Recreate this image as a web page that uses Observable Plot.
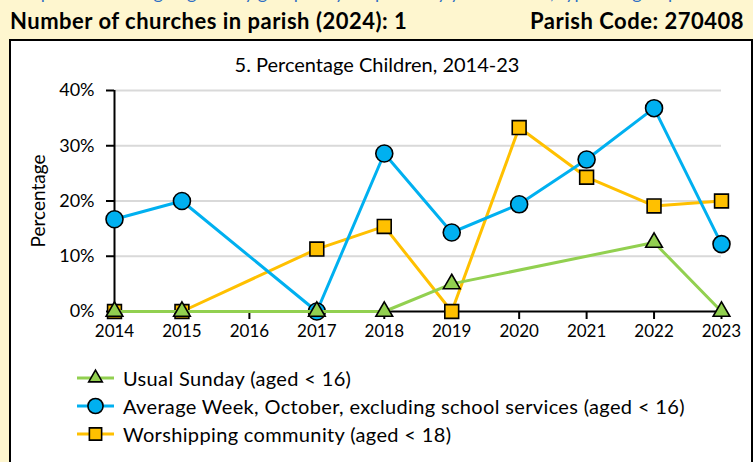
<!DOCTYPE html>
<html>
<head>
<meta charset="utf-8">
<script src="https://cdn.jsdelivr.net/npm/d3@7"></script>
<script src="https://cdn.jsdelivr.net/npm/@observablehq/plot@0.6"></script>
<style>
  body { margin:0; background:#fef6cf; width:753px; height:462px; overflow:hidden; position:relative; font-family: Lato, "Open Sans", sans-serif; color:#000; }
  #topline { position:absolute; left:4px; top:-19px; color:#2e6fc4; font-size:18px; white-space:nowrap; }
  .hdr { position:absolute; top:8px; font-weight:bold; font-size:22px; line-height:26px; letter-spacing:0.5px; white-space:nowrap; }
  #box { position:absolute; left:9px; top:39px; width:740px; height:440px; border:2px solid #000; background:#fff; }
  #title { position:absolute; left:0; width:740px; top:11px; text-align:center; font-size:20px; line-height:24px; padding-right:8px; box-sizing:border-box; }
  #chart { position:absolute; left:0; top:30px; }
  #legend { position:absolute; left:66px; top:323px; font-size:20px; letter-spacing:0.35px; }
  .row { height:28px; display:flex; align-items:center; white-space:nowrap; }
  .row svg { margin-right:9px; }
</style>
</head>
<body>
<div id="topline">Compare the average figures by group for your parish by your diocese, type and group</div>
<div class="hdr" style="left:10px">Number of churches in parish (2024): 1</div>
<div class="hdr" style="right:9px">Parish Code: 270408</div>
<div id="box">
  <div id="title">5. Percentage Children, 2014-23</div>
  <div id="chart"></div>
  <div id="legend"></div>
</div>
<script>
const years = [2014, 2015, 2016, 2017, 2018, 2019, 2020, 2021, 2022, 2023];
const usualSunday = [0, 0, null, 0, 0, 5.0, null, null, 12.5, 0];
const averageWeek = [16.7, 20.0, null, 0, 28.6, 14.3, 19.4, 27.5, 36.8, 12.2];
const worshipping = [0, 0, null, 11.3, 15.4, 0, 33.3, 24.3, 19.1, 20.0];
const yTicks = [0, 10, 20, 30, 40];
const seriesNames = [
  "Usual Sunday (aged < 16)",
  "Average Week, October, excluding school services (aged < 16)",
  "Worshipping community (aged < 18)"
];
const seriesColors = ["#92d050", "#00b0f0", "#ffc000"];
const seriesSymbols = ["triangle", "circle", "square"];
const seriesValues = [usualSunday, averageWeek, worshipping];

const rowsFor = (vals) => years.map((y, i) => ({year: y, value: vals[i]})).filter(d => d.value != null);

// drawing order: worshipping (bottom), average week, usual sunday (top)
const order = [2, 1, 0];
const symR = {triangle: 6.2, circle: 8.5, square: 7.8};
const seriesMarks = order.flatMap(k => [
  Plot.line(rowsFor(seriesValues[k]), {x: "year", y: "value", stroke: seriesColors[k], strokeWidth: 3}),
  Plot.dot(rowsFor(seriesValues[k]), {x: "year", y: "value", fill: seriesColors[k], stroke: "#000", strokeWidth: 1.6, symbol: seriesSymbols[k], r: symR[seriesSymbols[k]]})
]);

const chart = Plot.plot({
  width: 739,
  height: 274,
  marginLeft: 103,
  marginRight: 29,
  marginTop: 19,
  marginBottom: 34,
  style: {fontFamily: "Lato, 'Open Sans', sans-serif", fontSize: "16px", color: "#000", background: "transparent", overflow: "visible"},
  x: {domain: [2014, 2023], type: "linear"},
  y: {domain: [0, 40]},
  marks: [
    Plot.ruleY(yTicks.filter(d => d > 0), {stroke: "#d9d9d9", strokeWidth: 2}),
    Plot.axisY({ticks: yTicks, tickSize: 8, tickPadding: 12, strokeWidth: 2, tickFormat: d => d + "%", fontSize: 18, label: null}),
    Plot.axisX({ticks: years, tickSize: 8, tickPadding: 5, strokeWidth: 2, tickFormat: d => String(d), fontSize: 17, label: null}),
    Plot.ruleX([2014], {stroke: "#000", strokeWidth: 2}),
    Plot.ruleY([0], {stroke: "#000", strokeWidth: 2}),
    Plot.text(["Percentage"], {frameAnchor: "left", textAnchor: "middle", rotate: -90, dx: -76, fontSize: 19}),
    ...seriesMarks
  ]
});
document.getElementById("chart").appendChild(chart);

// legend
const legend = document.getElementById("legend");
seriesNames.forEach((name, k) => {
  const row = document.createElement("div");
  row.className = "row";
  const s = d3.create("svg").attr("width", 37).attr("height", 20);
  s.append("line").attr("x1", 0).attr("x2", 37).attr("y1", 10).attr("y2", 10).attr("stroke", seriesColors[k]).attr("stroke-width", 3);
  const type = {triangle: d3.symbolTriangle, circle: d3.symbolCircle, square: d3.symbolSquare}[seriesSymbols[k]];
  const size = {triangle: 80, circle: 180, square: 150}[seriesSymbols[k]];
  s.append("path").attr("d", d3.symbol(type, size)()).attr("transform", "translate(18.5,10)").attr("fill", seriesColors[k]).attr("stroke", "#000").attr("stroke-width", 1.6);
  row.appendChild(s.node());
  const t = document.createElement("span");
  t.textContent = name;
  row.appendChild(t);
  legend.appendChild(row);
});
</script>
</body>
</html>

-------

→ **Brief**: Copy each line in full and exactly, omitting any picture.

→ **Worked answer**:
Recreate this image as a web page that uses Observable Plot.
<!DOCTYPE html>
<html>
<head>
<meta charset="utf-8">
<script src="https://cdn.jsdelivr.net/npm/d3@7"></script>
<script src="https://cdn.jsdelivr.net/npm/@observablehq/plot@0.6"></script>
<style>
  body { margin:0; background:#fef6cf; width:753px; height:462px; overflow:hidden; position:relative; font-family: Lato, "Open Sans", sans-serif; color:#000; }
  #topline { position:absolute; left:4px; top:-19px; color:#2e6fc4; font-size:18px; white-space:nowrap; }
  .hdr { position:absolute; top:8px; font-weight:bold; font-size:22px; line-height:26px; letter-spacing:0.5px; white-space:nowrap; }
  #box { position:absolute; left:9px; top:39px; width:740px; height:440px; border:2px solid #000; background:#fff; }
  #title { position:absolute; left:0; width:740px; top:11px; text-align:center; font-size:20px; line-height:24px; padding-right:8px; box-sizing:border-box; }
  #chart { position:absolute; left:0; top:30px; }
  #legend { position:absolute; left:66px; top:323px; font-size:20px; letter-spacing:0.35px; }
  .row { height:28px; display:flex; align-items:center; white-space:nowrap; }
  .row svg { margin-right:9px; }
</style>
</head>
<body>
<div id="topline">Compare the average figures by group for your parish by your diocese, type and group</div>
<div class="hdr" style="left:10px">Number of churches in parish (2024): 1</div>
<div class="hdr" style="right:9px">Parish Code: 270408</div>
<div id="box">
  <div id="title">5. Percentage Children, 2014-23</div>
  <div id="chart"></div>
  <div id="legend"></div>
</div>
<script>
const years = [2014, 2015, 2016, 2017, 2018, 2019, 2020, 2021, 2022, 2023];
const usualSunday = [0, 0, null, 0, 0, 5.0, null, null, 12.5, 0];
const averageWeek = [16.7, 20.0, null, 0, 28.6, 14.3, 19.4, 27.5, 36.8, 12.2];
const worshipping = [0, 0, null, 11.3, 15.4, 0, 33.3, 24.3, 19.1, 20.0];
const yTicks = [0, 10, 20, 30, 40];
const seriesNames = [
  "Usual Sunday (aged < 16)",
  "Average Week, October, excluding school services (aged < 16)",
  "Worshipping community (aged < 18)"
];
const seriesColors = ["#92d050", "#00b0f0", "#ffc000"];
const seriesSymbols = ["triangle", "circle", "square"];
const seriesValues = [usualSunday, averageWeek, worshipping];

const rowsFor = (vals) => years.map((y, i) => ({year: y, value: vals[i]})).filter(d => d.value != null);

// drawing order: worshipping (bottom), average week, usual sunday (top)
const order = [2, 1, 0];
const symR = {triangle: 6.2, circle: 8.5, square: 7.8};
const seriesMarks = order.flatMap(k => [
  Plot.line(rowsFor(seriesValues[k]), {x: "year", y: "value", stroke: seriesColors[k], strokeWidth: 3}),
  Plot.dot(rowsFor(seriesValues[k]), {x: "year", y: "value", fill: seriesColors[k], stroke: "#000", strokeWidth: 1.6, symbol: seriesSymbols[k], r: symR[seriesSymbols[k]]})
]);

const chart = Plot.plot({
  width: 739,
  height: 274,
  marginLeft: 103,
  marginRight: 29,
  marginTop: 19,
  marginBottom: 34,
  style: {fontFamily: "Lato, 'Open Sans', sans-serif", fontSize: "16px", color: "#000", background: "transparent", overflow: "visible"},
  x: {domain: [2014, 2023], type: "linear"},
  y: {domain: [0, 40]},
  marks: [
    Plot.ruleY(yTicks.filter(d => d > 0), {stroke: "#d9d9d9", strokeWidth: 2}),
    Plot.axisY({ticks: yTicks, tickSize: 8, tickPadding: 12, strokeWidth: 2, tickFormat: d => d + "%", fontSize: 18, label: null}),
    Plot.axisX({ticks: years, tickSize: 8, tickPadding: 5, strokeWidth: 2, tickFormat: d => String(d), fontSize: 17, label: null}),
    Plot.ruleX([2014], {stroke: "#000", strokeWidth: 2}),
    Plot.ruleY([0], {stroke: "#000", strokeWidth: 2}),
    Plot.text(["Percentage"], {frameAnchor: "left", textAnchor: "middle", rotate: -90, dx: -76, fontSize: 19}),
    ...seriesMarks
  ]
});
document.getElementById("chart").appendChild(chart);

// legend
const legend = document.getElementById("legend");
seriesNames.forEach((name, k) => {
  const row = document.createElement("div");
  row.className = "row";
  const s = d3.create("svg").attr("width", 37).attr("height", 20);
  s.append("line").attr("x1", 0).attr("x2", 37).attr("y1", 10).attr("y2", 10).attr("stroke", seriesColors[k]).attr("stroke-width", 3);
  const type = {triangle: d3.symbolTriangle, circle: d3.symbolCircle, square: d3.symbolSquare}[seriesSymbols[k]];
  const size = {triangle: 80, circle: 180, square: 150}[seriesSymbols[k]];
  s.append("path").attr("d", d3.symbol(type, size)()).attr("transform", "translate(18.5,10)").attr("fill", seriesColors[k]).attr("stroke", "#000").attr("stroke-width", 1.6);
  row.appendChild(s.node());
  const t = document.createElement("span");
  t.textContent = name;
  row.appendChild(t);
  legend.appendChild(row);
});
</script>
</body>
</html>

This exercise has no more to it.